Damia Posted November 26, 2011 Posted November 26, 2011 Inspiring post.Thanks for sharing it's great to read positive things happening to good people
Buttercup84 Posted November 27, 2011 Posted November 27, 2011 Yaaaayy ! I have been thinking about you and wondering how you are . I have missed you ! I am so proud of you , you have come so far . xxx
sunflower11 Posted November 27, 2011 Posted November 27, 2011 I love the quote and your whole post brought tears to my eyes Thanks for sharing
leoc1973 Posted November 27, 2011 Posted November 27, 2011 Hey thanks for coming back that post was so inspirational! I am glad that my 100 years quote helped you!
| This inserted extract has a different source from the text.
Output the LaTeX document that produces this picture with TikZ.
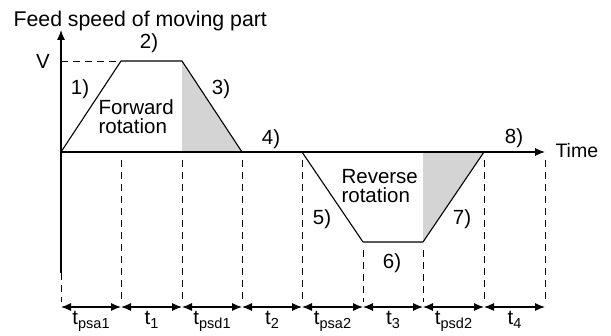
\documentclass[tikz,border=0pt]{standalone}
\usepackage{fontspec}
\setmainfont{Liberation Sans}
\usetikzlibrary{arrows.meta}
\newcommand{\tsub}[1]{t\raisebox{-0.3ex}{\fontsize{14.5}{14.5}\selectfont #1}}
\begin{document}
\begin{tikzpicture}[x=1pt, y=-1pt, line width=1.1pt,
                    lbl/.style={inner sep=0pt, font=\fontsize{20.5}{19.5}\selectfont},
                    guide/.style={line width=0.9pt, dash pattern=on 7pt off 5pt},
                    shade/.style={fill=black!17, draw=none},
                    >={Latex[length=10pt, width=8pt]}]
                    \useasboundingbox (0,0) rectangle (611,336);

                    % Puntos del perfil
                    \coordinate (O)  at (61,152);
                    \coordinate (A1) at (121,61);
                    \coordinate (A2) at (182,61);
                    \coordinate (A3) at (242,152);
                    \coordinate (R1) at (302,152);
                    \coordinate (R2) at (363,242);
                    \coordinate (R3) at (423,242);
                    \coordinate (R4) at (484,152);
                    \coordinate (Tend) at (545,152);
                    \coordinate (Vtop) at (61,30);
                    \coordinate (Vlev) at (61,61);
                    \coordinate (Obot) at (61,273);

                    % Zonas sombreadas
                    \fill[shade] (A2) -- (A3) -- (A2 |- O) -- cycle;
                    \fill[shade] (R3) -- (R4) -- (R3 |- O) -- cycle;

                    % Ejes
                    \draw[->] (Obot) -- (Vtop);
                    \draw[->] (O) -- (Tend);
                    \draw[guide] (Vlev) -- (A1);

                    % Perfil de velocidad
                    \draw (O) -- (A1) -- (A2) -- (A3);
                    \draw (R1) -- (R2) -- (R3) -- (R4);

                    % Textos
                    \node[lbl, anchor=base west, font=\fontsize{21.3}{22}\selectfont] (title) at (13,27) {Feed speed of moving part};
                    \node[lbl] (V) at (43,61) {V};
                    \node[lbl, anchor=west, font=\fontsize{19.5}{22}\selectfont] (time) at (555,151) {Time};
                    \node[lbl] (s1) at (80,89) {1)};
                    \node[lbl] (s2) at (149,43) {2)};
                    \node[lbl] (s3) at (221,89) {3)};
                    \node[lbl] (s4) at (271,139) {4)};
                    \node[lbl] (s5) at (322,219) {5)};
                    \node[lbl] (s6) at (392,263) {6)};
                    \node[lbl] (s7) at (462,219) {7)};
                    \node[lbl] (s8) at (514,138) {8)};
                    \node[lbl, align=left, anchor=base west] (fwd) at (98,134) {Forward\\rotation};
                    \node[lbl, align=left, anchor=base west] (rev) at (341,203) {Reverse\\rotation};

                    % Guías verticales
                    \coordinate (g0) at (61,302);
                    \foreach \n/\x/\y in {1/121/160, 2/182/160, 3/242/160, 4/302/160,
                                          5/363/250, 6/423/250, 7/484/160, 8/545/160} {
                        \coordinate (h\n) at (\x,\y);
                        \coordinate (g\n) at (\x,302);
                        \draw[guide] (h\n) -- (g\n);
                    }
                    \draw[guide] (Obot) -- (g0);

                    % Cotas de tiempo
                    \foreach \n/\x in {0/61, 1/121, 2/182, 3/242, 4/302, 5/363, 6/423, 7/484, 8/545}
                        \coordinate (b\n) at (\x,307);
                    \draw[<->] (b0) -- node[lbl, anchor=base, yshift=-18pt] {\tsub{psa1}} (b1);
                    \draw[<->] (b1) -- node[lbl, anchor=base, yshift=-18pt] {\tsub{1}} (b2);
                    \draw[<->] (b2) -- node[lbl, anchor=base, yshift=-18pt] {\tsub{psd1}} (b3);
                    \draw[<->] (b3) -- node[lbl, anchor=base, yshift=-18pt] {\tsub{2}} (b4);
                    \draw[<->] (b4) -- node[lbl, anchor=base, yshift=-18pt] {\tsub{psa2}} (b5);
                    \draw[<->] (b5) -- node[lbl, anchor=base, yshift=-18pt] {\tsub{3}} (b6);
                    \draw[<->] (b6) -- node[lbl, anchor=base, yshift=-18pt] {\tsub{psd2}} (b7);
                    \draw[<->] (b7) -- node[lbl, anchor=base, yshift=-18pt] {\tsub{4}} (b8);
                \end{tikzpicture}
\end{document}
I sometimes wonder if anything I reply to on here is taken seriously at all but I guess that one did. Actually when I was really down and depressed My little brother told me that. He worded it a little different more like who cares you will be dead in 100 years so I looked at it a little differently. So where do things stand with your ex now? is it just hanging out or more like getting back together. Don't worry I will not use it to hope for my ex to come back. I don't even want her back. I still am quite sad but I am getting over the hump. Thank you so much for coming back and updating us. Usually when someone stops posting on here you think they went on to become some kind of homeless person living in the gutter drinking cheap wiskey from the bottle. LOL almost like their breakup ruined them forever. It would be nice if lots of people came back to tell us how great they are doing! I am really happy for you! I'm sure we all are!!!